Sala zabaw dla dzieci, prowadzona przez Panią Ewelinę Szmit, rozpoczęła działalność dopiero w 2020 roku. Pierwszy lockdown zatrzymał rozwój firmy, jednak odmrożenie gospodarki pozwoliło biznesowi wyjść na prostą. Ostatni kwartał przepełniony był rezerwacjami na imprezy na dzieci, które niestety w wyniku drugiego zamknięcia trzeba było odwołać. Brak możliwości porównania spadku przychodów, z powodu braku prowadzenia działalności w 2019 roku, wyeliminował Panią Ewelinę z przeważającej większości programów pomocowych.

Pani Joanna Dłużniewska prowadzi firmę w branży sprzedaży odzieży. Ten konkretny rodzaj działalności znalazł się w Tarczach. Niestety, w wyniku niedopatrzenia, przedsiębiorstwu Pani Joanny wpisano inny dominujący kod PKD. Tylko z tego powodu, mimo ponad 70% spadku obrotów, Pani Joanna musi wciąż uiszczać składki na ubezpieczenia społeczne i jednocześnie nie otrzyma świadczenia postojowego, ani dotacji na prowadzenie działalności.

To tylko kilka spośród wielu historii przedsiębiorców poszkodowanych przez lockdown i dziurawe tarcze antykryzysowe.

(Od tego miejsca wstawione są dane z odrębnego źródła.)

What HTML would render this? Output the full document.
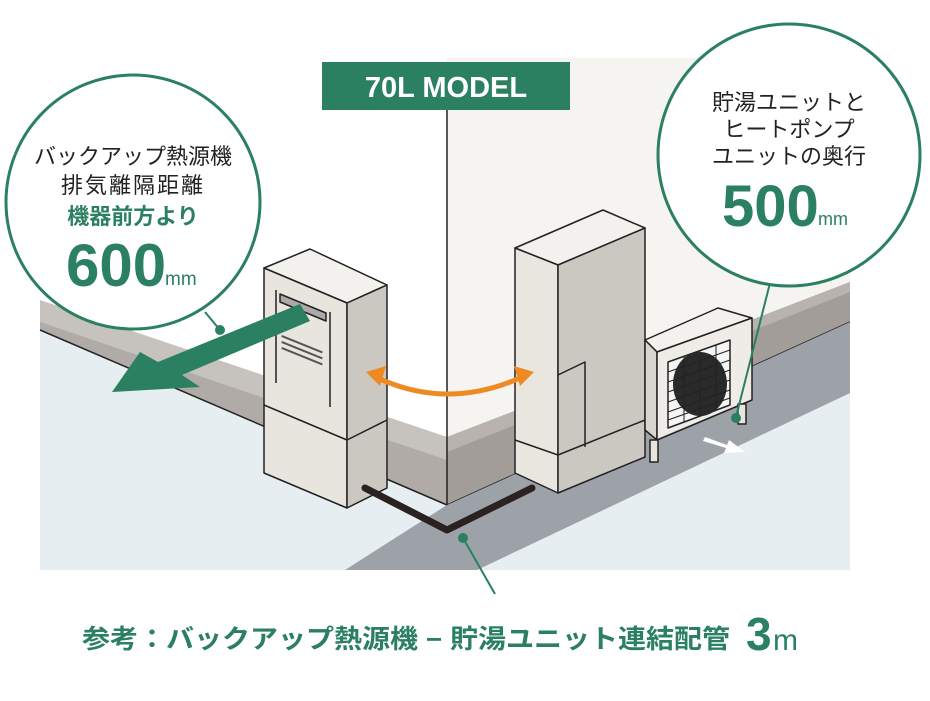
<!DOCTYPE html>
<html><head><meta charset="utf-8"><style>
html,body{margin:0;padding:0;background:#fff;}
svg{display:block;}
text{font-family:"Liberation Sans","Noto Sans CJK JP",sans-serif;}
</style></head><body>
<svg width="930" height="701" viewBox="0 0 930 701" xmlns="http://www.w3.org/2000/svg">
<rect width="930" height="701" fill="#fff"/>
<!-- right wall -->
<rect x="447" y="58" width="403" height="400" fill="#f6f4f0"/>
<!-- floor light -->
<polygon points="40,300 447,437 850,282 850,570 40,570" fill="#e6eef1"/>
<!-- left plinth top band -->
<polygon points="40,300 447,437 447,505 40,330" fill="#c6c2bd"/>
<polygon points="40,322 447,460 447,505 40,330" fill="#b0aba6"/>
<line x1="40" y1="330" x2="447" y2="505" stroke="#222" stroke-width="1.5"/>
<!-- right plinth -->
<polygon points="447,437 850,282 850,322 447,505" fill="#a29d98"/>
<polygon points="447,437 850,282 850,292 447,452" fill="#b8b3ae"/>
<line x1="447" y1="505" x2="850" y2="322" stroke="#222" stroke-width="1.5"/>
<!-- gray walkway -->
<polygon points="345,570 447,505 850,322 850,393 477,570" fill="#9da2a9"/>
<!-- corner line -->
<line x1="447" y1="110" x2="447" y2="505" stroke="#222" stroke-width="1.5"/>
<!-- label -->
<rect x="322" y="62" width="248" height="48" fill="#2a8060"/>
<text x="446" y="97" font-size="29" font-weight="bold" fill="#fff" text-anchor="middle">70L MODEL</text>

<!-- left unit -->
<g stroke="#222" stroke-width="1.5" stroke-linejoin="round">
<polygon points="264,268 310,249 387,285 347,303" fill="#f3f1ed"/>
<polygon points="264,268 347,303 347,508 264,473" fill="#e8e5df"/>
<polygon points="347,303 387,285 387,488 347,508" fill="#cbc7c1"/>
<polyline points="264,405 347,440 387,420" fill="none"/>
<line x1="276" y1="290" x2="276" y2="383"/>
<line x1="330" y1="312" x2="330" y2="407"/>
<polygon points="280,294 326,313 326,321 280,302" fill="#aaa"/>
</g>
<g fill="#555">
<rect x="282" y="335" width="44" height="2" transform="rotate(22 282 335)"/>
<rect x="282" y="341" width="44" height="2" transform="rotate(22 282 341)"/>
<rect x="282" y="347" width="44" height="2" transform="rotate(22 282 347)"/>
</g>
<!-- green arrow -->
<polygon points="300,304 310,321 182,375 200,387 112,392 140,352 158,362" fill="#2a8060"/>

<!-- tank unit -->
<g stroke="#222" stroke-width="1.5" stroke-linejoin="round">
<polygon points="515,248 603,210 645,228 558,265" fill="#f3f1ed"/>
<polygon points="515,248 558,265 558,493 515,473" fill="#e9e6e0"/>
<polygon points="558,265 645,228 645,457 558,493" fill="#cbc7c1"/>
<polyline points="515,440 558,455 645,420" fill="none"/>
<polyline points="558,375 585,362 585,447" fill="none"/>
</g>
<!-- heat pump -->
<g stroke="#222" stroke-width="1.5" stroke-linejoin="round">
<polygon points="645,340 718,308 752,318 657,352" fill="#f3f1ed"/>
<polygon points="645,340 657,352 657,440 645,430" fill="#d8d4ce"/>
<polygon points="657,352 752,318 752,400 657,440" fill="#efece7"/>
<rect x="650" y="440" width="8" height="22" fill="#e8e5df"/>
<rect x="738" y="404" width="8" height="20" fill="#e8e5df"/>
<polygon points="668,362 730,340 730,405 668,428" fill="#f5f5f5"/>
</g>
<ellipse cx="700" cy="384" rx="27" ry="32" fill="#2a2a2a"/>
<g stroke="#222" stroke-width="1">
<line x1="668" y1="372" x2="730" y2="350"/><line x1="668" y1="382" x2="730" y2="360"/>
<line x1="668" y1="392" x2="730" y2="370"/><line x1="668" y1="402" x2="730" y2="380"/>
<line x1="668" y1="412" x2="730" y2="390"/><line x1="668" y1="420" x2="730" y2="398"/>
<line x1="684" y1="356" x2="684" y2="422"/><line x1="700" y1="351" x2="700" y2="416"/><line x1="716" y1="345" x2="716" y2="410"/>
</g>
<polygon points="705,437 727,445 729,440 745,452 724,453 726,448 703,441" fill="#fff"/>

<!-- orange arrow -->
<path d="M378,378 Q447,410 520,378" fill="none" stroke="#ef8a22" stroke-width="5"/>
<polygon points="366,372 386,366 380,386" fill="#ef8a22"/>
<polygon points="534,372 514,366 520,386" fill="#ef8a22"/>

<!-- pipe -->
<polyline points="365,488 447,530 532,488" fill="none" stroke="#2a2220" stroke-width="7" stroke-linecap="round" stroke-linejoin="round"/>
<line x1="463" y1="538" x2="495" y2="594" stroke="#2a8060" stroke-width="2"/>
<circle cx="463" cy="538" r="5" fill="#2a8060"/>

<!-- left circle -->
<line x1="205" y1="312" x2="220" y2="330" stroke="#2a8060" stroke-width="2"/>
<circle cx="220" cy="330" r="5" fill="#2a8060"/>
<circle cx="133" cy="202" r="127" fill="#fff" stroke="#2a8060" stroke-width="3"/>
<text x="133" y="164" font-size="22" fill="#222" text-anchor="middle">バックアップ熱源機</text>
<text x="133" y="193" font-size="22" fill="#222" text-anchor="middle" letter-spacing="2">排気離隔距離</text>
<text x="133" y="224" font-size="22" font-weight="bold" fill="#2a8060" text-anchor="middle">機器前方より</text>
<text x="66" y="286" font-size="60" font-weight="bold" fill="#2a8060">600</text>
<text x="165" y="285" font-size="19" fill="#2a8060">mm</text>

<!-- right circle -->
<line x1="770" y1="283" x2="736" y2="417" stroke="#2a8060" stroke-width="2"/>
<circle cx="736" cy="418" r="5" fill="#2a8060"/>
<circle cx="789" cy="155" r="131" fill="#fff" stroke="#2a8060" stroke-width="3"/>
<text x="789" y="110" font-size="22" fill="#222" text-anchor="middle">貯湯ユニットと</text>
<text x="789" y="137" font-size="22" fill="#222" text-anchor="middle">ヒートポンプ</text>
<text x="789" y="164" font-size="22" fill="#222" text-anchor="middle">ユニットの奥行</text>
<text x="722" y="226" font-size="58" font-weight="bold" fill="#2a8060">500</text>
<text x="818" y="225" font-size="18" fill="#2a8060">mm</text>

<!-- bottom text -->
<text x="82" y="648" font-size="26" font-weight="bold" fill="#2a8060" textLength="648" lengthAdjust="spacingAndGlyphs">参考：バックアップ熱源機 − 貯湯ユニット連結配管</text>
<text x="746" y="650" font-size="46" font-weight="bold" fill="#2a8060">3</text>
<text x="773" y="650" font-size="30" fill="#2a8060">m</text>
</svg>
</body></html>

Przed konferencją prasową Rzecznik MŚP wraz z delegacją przedsiębiorców spotkał się z wicepremierem Jarosławem Gowinem. Przedsiębiorcy złożyli w ministerstwie petycję podpisaną przez ponad 2.000 firm w sprawie włączenia do obydwu tarcz przedsiębiorstw ze spadkiem obrotów powyżej 70% – bez względu na kod PKD.

Podczas spotkania wicepremier Jarosław Gowin zapowiedział podjęcie kroków, zmierzających do objęcia pomocą szerszej grupy firm, w tym rozpoczęcie prac nad objęciem rekompensatami przedsiębiorców, których przychody spadły o ponad 70%. Co istotne, uzyskanie wsparcia ma być niezależne od posiadanego kodu PKD i daty rozpoczęcia działalności. Adam Abramowicz i przedsiębiorcy liczą na to, że zapowiedziane działania w tej sprawie będą szybkie. Na pomoc czeka, tysiące firm pozbawionych przychodu przez lockdown i pozostających poza tarczami. Te przedsiębiorstwa są w tej chwili na krawędzi bankructwa i tylko niezwłoczne objęcie ich wsparciem może temu zapobiec.